What is expected | Below is a block of data; give all of it again word for word.

Data provided |
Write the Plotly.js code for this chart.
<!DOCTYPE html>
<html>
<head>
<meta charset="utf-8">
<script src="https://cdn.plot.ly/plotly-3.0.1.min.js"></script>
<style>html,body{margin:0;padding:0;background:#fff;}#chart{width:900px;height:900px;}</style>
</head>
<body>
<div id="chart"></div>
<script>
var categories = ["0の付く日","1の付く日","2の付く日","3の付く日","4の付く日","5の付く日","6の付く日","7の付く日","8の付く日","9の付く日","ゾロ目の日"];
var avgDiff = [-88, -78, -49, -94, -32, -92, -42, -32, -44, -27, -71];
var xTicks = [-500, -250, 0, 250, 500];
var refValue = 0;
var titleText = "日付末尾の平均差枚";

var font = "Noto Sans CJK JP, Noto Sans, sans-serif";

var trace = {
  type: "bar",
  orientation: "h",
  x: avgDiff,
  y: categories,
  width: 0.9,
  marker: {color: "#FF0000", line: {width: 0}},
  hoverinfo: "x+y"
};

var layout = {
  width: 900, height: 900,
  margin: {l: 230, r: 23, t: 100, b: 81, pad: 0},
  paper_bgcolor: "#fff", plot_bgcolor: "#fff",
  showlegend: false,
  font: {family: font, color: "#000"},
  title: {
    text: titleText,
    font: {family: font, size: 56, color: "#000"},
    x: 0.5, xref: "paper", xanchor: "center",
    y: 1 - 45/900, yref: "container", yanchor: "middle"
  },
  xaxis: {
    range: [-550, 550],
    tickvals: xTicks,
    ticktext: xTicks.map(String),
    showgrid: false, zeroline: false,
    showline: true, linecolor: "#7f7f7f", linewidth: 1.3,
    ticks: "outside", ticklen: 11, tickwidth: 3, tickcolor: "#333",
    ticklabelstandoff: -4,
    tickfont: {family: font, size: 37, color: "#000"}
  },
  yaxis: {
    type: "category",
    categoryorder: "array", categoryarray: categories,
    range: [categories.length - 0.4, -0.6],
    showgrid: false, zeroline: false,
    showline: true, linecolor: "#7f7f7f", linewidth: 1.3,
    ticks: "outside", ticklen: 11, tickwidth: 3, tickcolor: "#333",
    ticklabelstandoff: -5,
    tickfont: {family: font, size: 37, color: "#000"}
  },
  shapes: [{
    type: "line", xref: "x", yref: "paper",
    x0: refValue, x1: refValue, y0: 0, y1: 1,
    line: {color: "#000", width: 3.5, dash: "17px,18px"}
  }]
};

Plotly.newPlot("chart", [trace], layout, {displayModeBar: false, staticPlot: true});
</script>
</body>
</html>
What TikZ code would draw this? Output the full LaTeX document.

Completed exercise |
Write the Plotly.js code for this chart.
<!DOCTYPE html>
<html>
<head>
<meta charset="utf-8">
<script src="https://cdn.plot.ly/plotly-3.0.1.min.js"></script>
<style>html,body{margin:0;padding:0;background:#fff;}#chart{width:900px;height:900px;}</style>
</head>
<body>
<div id="chart"></div>
<script>
var categories = ["0の付く日","1の付く日","2の付く日","3の付く日","4の付く日","5の付く日","6の付く日","7の付く日","8の付く日","9の付く日","ゾロ目の日"];
var avgDiff = [-88, -78, -49, -94, -32, -92, -42, -32, -44, -27, -71];
var xTicks = [-500, -250, 0, 250, 500];
var refValue = 0;
var titleText = "日付末尾の平均差枚";

var font = "Noto Sans CJK JP, Noto Sans, sans-serif";

var trace = {
  type: "bar",
  orientation: "h",
  x: avgDiff,
  y: categories,
  width: 0.9,
  marker: {color: "#FF0000", line: {width: 0}},
  hoverinfo: "x+y"
};

var layout = {
  width: 900, height: 900,
  margin: {l: 230, r: 23, t: 100, b: 81, pad: 0},
  paper_bgcolor: "#fff", plot_bgcolor: "#fff",
  showlegend: false,
  font: {family: font, color: "#000"},
  title: {
    text: titleText,
    font: {family: font, size: 56, color: "#000"},
    x: 0.5, xref: "paper", xanchor: "center",
    y: 1 - 45/900, yref: "container", yanchor: "middle"
  },
  xaxis: {
    range: [-550, 550],
    tickvals: xTicks,
    ticktext: xTicks.map(String),
    showgrid: false, zeroline: false,
    showline: true, linecolor: "#7f7f7f", linewidth: 1.3,
    ticks: "outside", ticklen: 11, tickwidth: 3, tickcolor: "#333",
    ticklabelstandoff: -4,
    tickfont: {family: font, size: 37, color: "#000"}
  },
  yaxis: {
    type: "category",
    categoryorder: "array", categoryarray: categories,
    range: [categories.length - 0.4, -0.6],
    showgrid: false, zeroline: false,
    showline: true, linecolor: "#7f7f7f", linewidth: 1.3,
    ticks: "outside", ticklen: 11, tickwidth: 3, tickcolor: "#333",
    ticklabelstandoff: -5,
    tickfont: {family: font, size: 37, color: "#000"}
  },
  shapes: [{
    type: "line", xref: "x", yref: "paper",
    x0: refValue, x1: refValue, y0: 0, y1: 1,
    line: {color: "#000", width: 3.5, dash: "17px,18px"}
  }]
};

Plotly.newPlot("chart", [trace], layout, {displayModeBar: false, staticPlot: true});
</script>
</body>
</html>
What TikZ code would draw this? Output the full LaTeX document.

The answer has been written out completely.